La scène artistique underground explose donc pleinement, portée par la misère ; les graffiti grimpent sur les rames du métro, le pop art se nourrit du chaos, le minimalisme et la performance bouleversent les codes de l’art officiel. New York et ses rues deviennent un terrain de jeu apocalyptique pour les esprits libres, les freaks, les visionnaires et les damnés. Quant à Warhol, il est déjà à Paris…


La peur que New York suscite alors n’est pas seulement celle du crime ou de l’effondrement économique, c’est la crainte d’une contagion, celle d’une ville qui s’auto-détruit et invente en même temps de nouveaux mondes. Pour beaucoup d’artistes, écrivains, cinéastes (Martin Scorcese et Abel Ferrara en tête), photographes (Gilden, Conzo Jr et Friedlander), la ville devient sublime précisément parce qu’elle est cassée, dangereuse, imprévisible. Le mythe s’enrichit : New York fait fantasmer, attire encore plus ceux qui cherchent l’expérience au bord du gouffre, la création là où tout semble définitivement perdu.
Mais comment la ville a-t-elle pu se relever ?
Par l’austérité brutale d’abord : plans de rigueur, licenciements massifs, coupes dans les services publics, gestions de crise par des technocrates aux mains de fer. Difficile renaissance, alimentée par des prêts fédéraux de dernière minute et une réorganisation totale du modèle municipal… Lentement, la ville attire de nouveaux capitaux, la criminalité finit par reculer sous l’ère « Tolérance zéro » de Giuliani, la gentrification remodèle les quartiers autrefois dévastés.
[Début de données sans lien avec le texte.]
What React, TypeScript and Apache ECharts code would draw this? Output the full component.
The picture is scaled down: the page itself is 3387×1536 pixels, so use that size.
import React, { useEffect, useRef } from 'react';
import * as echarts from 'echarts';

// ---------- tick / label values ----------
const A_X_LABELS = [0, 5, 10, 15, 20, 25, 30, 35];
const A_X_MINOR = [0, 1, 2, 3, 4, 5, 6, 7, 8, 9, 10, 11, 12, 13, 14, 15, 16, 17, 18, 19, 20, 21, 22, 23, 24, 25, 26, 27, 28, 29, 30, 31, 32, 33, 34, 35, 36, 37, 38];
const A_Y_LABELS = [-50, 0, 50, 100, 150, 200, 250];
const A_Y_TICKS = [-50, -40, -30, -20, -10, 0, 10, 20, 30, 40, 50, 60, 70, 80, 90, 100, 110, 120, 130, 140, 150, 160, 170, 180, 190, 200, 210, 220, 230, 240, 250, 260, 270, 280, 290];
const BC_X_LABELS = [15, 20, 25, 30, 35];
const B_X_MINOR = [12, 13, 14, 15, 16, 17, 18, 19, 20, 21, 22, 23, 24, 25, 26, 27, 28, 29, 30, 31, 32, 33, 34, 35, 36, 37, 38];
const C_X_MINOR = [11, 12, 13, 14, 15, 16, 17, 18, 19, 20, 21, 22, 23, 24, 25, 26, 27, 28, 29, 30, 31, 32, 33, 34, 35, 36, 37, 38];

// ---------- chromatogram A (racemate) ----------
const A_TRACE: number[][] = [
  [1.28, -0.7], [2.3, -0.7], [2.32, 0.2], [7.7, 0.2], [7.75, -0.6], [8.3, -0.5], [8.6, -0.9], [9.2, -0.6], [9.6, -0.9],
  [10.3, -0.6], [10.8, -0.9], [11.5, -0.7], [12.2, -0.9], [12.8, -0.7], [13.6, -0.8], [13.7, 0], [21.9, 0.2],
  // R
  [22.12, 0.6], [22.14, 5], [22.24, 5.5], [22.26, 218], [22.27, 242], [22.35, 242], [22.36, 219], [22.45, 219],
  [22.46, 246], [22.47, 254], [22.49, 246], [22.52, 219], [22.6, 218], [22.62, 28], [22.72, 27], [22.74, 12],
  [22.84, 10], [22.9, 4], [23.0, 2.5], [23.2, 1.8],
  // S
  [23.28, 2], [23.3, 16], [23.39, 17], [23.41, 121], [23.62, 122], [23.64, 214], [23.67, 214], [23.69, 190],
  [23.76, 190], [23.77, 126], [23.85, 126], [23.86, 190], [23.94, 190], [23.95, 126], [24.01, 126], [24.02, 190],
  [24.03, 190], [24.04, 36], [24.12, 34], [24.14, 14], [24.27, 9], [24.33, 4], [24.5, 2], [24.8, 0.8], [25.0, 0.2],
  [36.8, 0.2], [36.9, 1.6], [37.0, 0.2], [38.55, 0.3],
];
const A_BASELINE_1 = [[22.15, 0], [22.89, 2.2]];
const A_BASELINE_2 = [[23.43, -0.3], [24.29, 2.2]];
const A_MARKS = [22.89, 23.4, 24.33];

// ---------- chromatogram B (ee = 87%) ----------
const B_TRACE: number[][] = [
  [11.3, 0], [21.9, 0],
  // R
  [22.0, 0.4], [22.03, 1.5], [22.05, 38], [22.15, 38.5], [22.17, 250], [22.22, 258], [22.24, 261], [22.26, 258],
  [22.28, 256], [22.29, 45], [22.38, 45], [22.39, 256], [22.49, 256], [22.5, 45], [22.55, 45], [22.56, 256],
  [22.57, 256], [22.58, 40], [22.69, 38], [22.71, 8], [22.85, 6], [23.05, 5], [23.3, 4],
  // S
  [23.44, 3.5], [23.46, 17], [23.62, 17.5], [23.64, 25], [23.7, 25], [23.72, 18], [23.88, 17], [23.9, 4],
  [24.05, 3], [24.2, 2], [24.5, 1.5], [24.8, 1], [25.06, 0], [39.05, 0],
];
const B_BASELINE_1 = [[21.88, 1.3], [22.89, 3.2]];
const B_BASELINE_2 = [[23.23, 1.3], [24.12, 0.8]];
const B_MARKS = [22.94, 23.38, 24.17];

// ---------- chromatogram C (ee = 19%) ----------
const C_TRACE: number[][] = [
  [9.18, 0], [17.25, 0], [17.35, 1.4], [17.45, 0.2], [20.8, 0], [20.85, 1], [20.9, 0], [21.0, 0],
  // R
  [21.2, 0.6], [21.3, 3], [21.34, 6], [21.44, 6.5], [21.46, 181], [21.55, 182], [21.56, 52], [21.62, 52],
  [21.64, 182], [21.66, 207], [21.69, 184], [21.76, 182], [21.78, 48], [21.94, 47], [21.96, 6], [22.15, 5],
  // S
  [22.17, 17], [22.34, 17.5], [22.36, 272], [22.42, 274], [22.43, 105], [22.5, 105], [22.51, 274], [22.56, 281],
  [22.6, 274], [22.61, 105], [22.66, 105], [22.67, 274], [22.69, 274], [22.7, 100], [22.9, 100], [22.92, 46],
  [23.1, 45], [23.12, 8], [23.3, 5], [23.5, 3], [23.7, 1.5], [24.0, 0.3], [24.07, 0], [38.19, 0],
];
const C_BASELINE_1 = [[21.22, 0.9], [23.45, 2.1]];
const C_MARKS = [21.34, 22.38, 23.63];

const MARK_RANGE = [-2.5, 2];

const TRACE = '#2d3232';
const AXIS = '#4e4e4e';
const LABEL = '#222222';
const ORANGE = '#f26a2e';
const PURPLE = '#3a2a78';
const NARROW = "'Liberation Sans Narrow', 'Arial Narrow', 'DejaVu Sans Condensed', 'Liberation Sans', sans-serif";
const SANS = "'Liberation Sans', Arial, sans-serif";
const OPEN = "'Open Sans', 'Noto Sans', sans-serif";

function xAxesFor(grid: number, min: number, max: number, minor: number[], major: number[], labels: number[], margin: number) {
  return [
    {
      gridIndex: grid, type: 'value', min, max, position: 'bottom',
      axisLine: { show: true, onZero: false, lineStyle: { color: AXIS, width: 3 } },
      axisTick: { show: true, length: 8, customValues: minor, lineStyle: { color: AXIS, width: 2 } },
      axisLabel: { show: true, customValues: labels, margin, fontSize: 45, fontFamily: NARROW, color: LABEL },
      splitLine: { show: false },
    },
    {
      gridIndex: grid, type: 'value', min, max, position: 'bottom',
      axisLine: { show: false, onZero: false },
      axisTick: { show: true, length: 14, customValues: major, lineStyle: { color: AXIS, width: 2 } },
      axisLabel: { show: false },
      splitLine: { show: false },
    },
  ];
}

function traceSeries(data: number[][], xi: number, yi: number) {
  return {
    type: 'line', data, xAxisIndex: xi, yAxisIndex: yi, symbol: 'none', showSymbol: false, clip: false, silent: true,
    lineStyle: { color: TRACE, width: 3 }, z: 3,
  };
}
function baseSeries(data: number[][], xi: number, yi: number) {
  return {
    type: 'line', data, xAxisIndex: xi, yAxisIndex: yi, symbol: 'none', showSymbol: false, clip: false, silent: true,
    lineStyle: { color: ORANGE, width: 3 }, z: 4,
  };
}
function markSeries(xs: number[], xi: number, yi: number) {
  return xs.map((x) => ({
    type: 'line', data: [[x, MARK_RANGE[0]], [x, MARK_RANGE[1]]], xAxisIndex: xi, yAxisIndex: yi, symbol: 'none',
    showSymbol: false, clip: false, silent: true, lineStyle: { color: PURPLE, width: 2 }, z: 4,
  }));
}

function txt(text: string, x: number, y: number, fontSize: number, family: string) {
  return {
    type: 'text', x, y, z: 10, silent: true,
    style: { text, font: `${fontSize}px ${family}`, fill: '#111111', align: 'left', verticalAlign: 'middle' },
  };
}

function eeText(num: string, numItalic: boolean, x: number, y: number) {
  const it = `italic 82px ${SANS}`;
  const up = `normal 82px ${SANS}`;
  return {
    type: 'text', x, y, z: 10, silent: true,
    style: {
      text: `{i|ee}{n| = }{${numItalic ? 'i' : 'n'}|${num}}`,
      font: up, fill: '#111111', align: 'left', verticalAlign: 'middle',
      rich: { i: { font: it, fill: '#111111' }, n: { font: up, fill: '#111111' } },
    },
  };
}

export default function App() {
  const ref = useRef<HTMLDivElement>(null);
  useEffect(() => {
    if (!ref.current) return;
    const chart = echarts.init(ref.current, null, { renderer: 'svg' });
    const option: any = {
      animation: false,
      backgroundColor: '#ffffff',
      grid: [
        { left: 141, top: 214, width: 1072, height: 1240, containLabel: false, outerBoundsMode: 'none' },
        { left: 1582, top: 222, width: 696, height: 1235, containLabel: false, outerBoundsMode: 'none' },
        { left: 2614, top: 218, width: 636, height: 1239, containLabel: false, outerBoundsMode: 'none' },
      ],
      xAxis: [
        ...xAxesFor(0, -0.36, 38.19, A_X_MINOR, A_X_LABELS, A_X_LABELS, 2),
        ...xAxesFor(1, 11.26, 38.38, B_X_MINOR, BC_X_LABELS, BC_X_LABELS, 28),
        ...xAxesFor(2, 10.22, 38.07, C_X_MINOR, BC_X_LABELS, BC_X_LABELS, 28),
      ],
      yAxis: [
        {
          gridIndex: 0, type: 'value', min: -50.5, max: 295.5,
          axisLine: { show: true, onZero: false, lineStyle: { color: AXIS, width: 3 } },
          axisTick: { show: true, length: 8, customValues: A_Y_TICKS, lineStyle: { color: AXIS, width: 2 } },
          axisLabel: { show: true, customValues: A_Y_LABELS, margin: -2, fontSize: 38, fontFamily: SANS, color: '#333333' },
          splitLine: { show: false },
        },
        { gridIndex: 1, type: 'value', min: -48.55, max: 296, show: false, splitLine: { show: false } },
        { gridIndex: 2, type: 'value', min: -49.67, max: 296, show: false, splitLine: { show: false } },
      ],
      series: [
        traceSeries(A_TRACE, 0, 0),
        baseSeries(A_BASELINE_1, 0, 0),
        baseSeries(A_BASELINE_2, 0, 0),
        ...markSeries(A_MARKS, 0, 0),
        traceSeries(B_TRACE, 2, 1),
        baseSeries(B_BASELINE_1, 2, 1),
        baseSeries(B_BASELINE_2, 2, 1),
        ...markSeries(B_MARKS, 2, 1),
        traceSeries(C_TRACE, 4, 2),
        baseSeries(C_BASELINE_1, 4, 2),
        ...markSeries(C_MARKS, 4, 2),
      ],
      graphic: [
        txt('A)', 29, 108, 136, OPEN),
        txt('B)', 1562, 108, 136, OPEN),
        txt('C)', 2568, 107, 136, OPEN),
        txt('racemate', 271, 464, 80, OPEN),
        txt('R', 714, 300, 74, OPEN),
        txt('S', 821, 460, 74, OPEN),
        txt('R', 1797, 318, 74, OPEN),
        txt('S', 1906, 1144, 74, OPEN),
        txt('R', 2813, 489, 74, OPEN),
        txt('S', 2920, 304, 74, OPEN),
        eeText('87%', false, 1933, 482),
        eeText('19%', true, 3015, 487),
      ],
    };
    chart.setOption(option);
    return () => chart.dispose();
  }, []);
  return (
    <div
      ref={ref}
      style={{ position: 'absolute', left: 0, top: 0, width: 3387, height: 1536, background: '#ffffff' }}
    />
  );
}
Mais la vitalité culturelle, elle, ne se périme pas : la ville reste portuaire pour les exilés créatifs du monde entier, elle digère ses propres excès et continue de transformer la débâcle en carburant pour un imaginaire sans cesse renouvelé.

Ce qui subsiste de cette époque démente, c’est un ADN unique : celui d’une ville capable de tomber très bas, mais capable de tout réinventer. Le street art irrigue désormais les galeries, le hip hop conquiert la planète, le radicalisme des années de ruine hante toujours les marges. La pulsion new-yorkaise, née dans les fissures de la catastrophe, n’a jamais cessé d’ensemencer la culture mondiale. En sens inverse de la logique du marché, New York nous rappelle que c’est dans la crise, le feu, l’abandon, que naît la vraie révolution esthétique. La ville n’a rien oublié de cette leçon.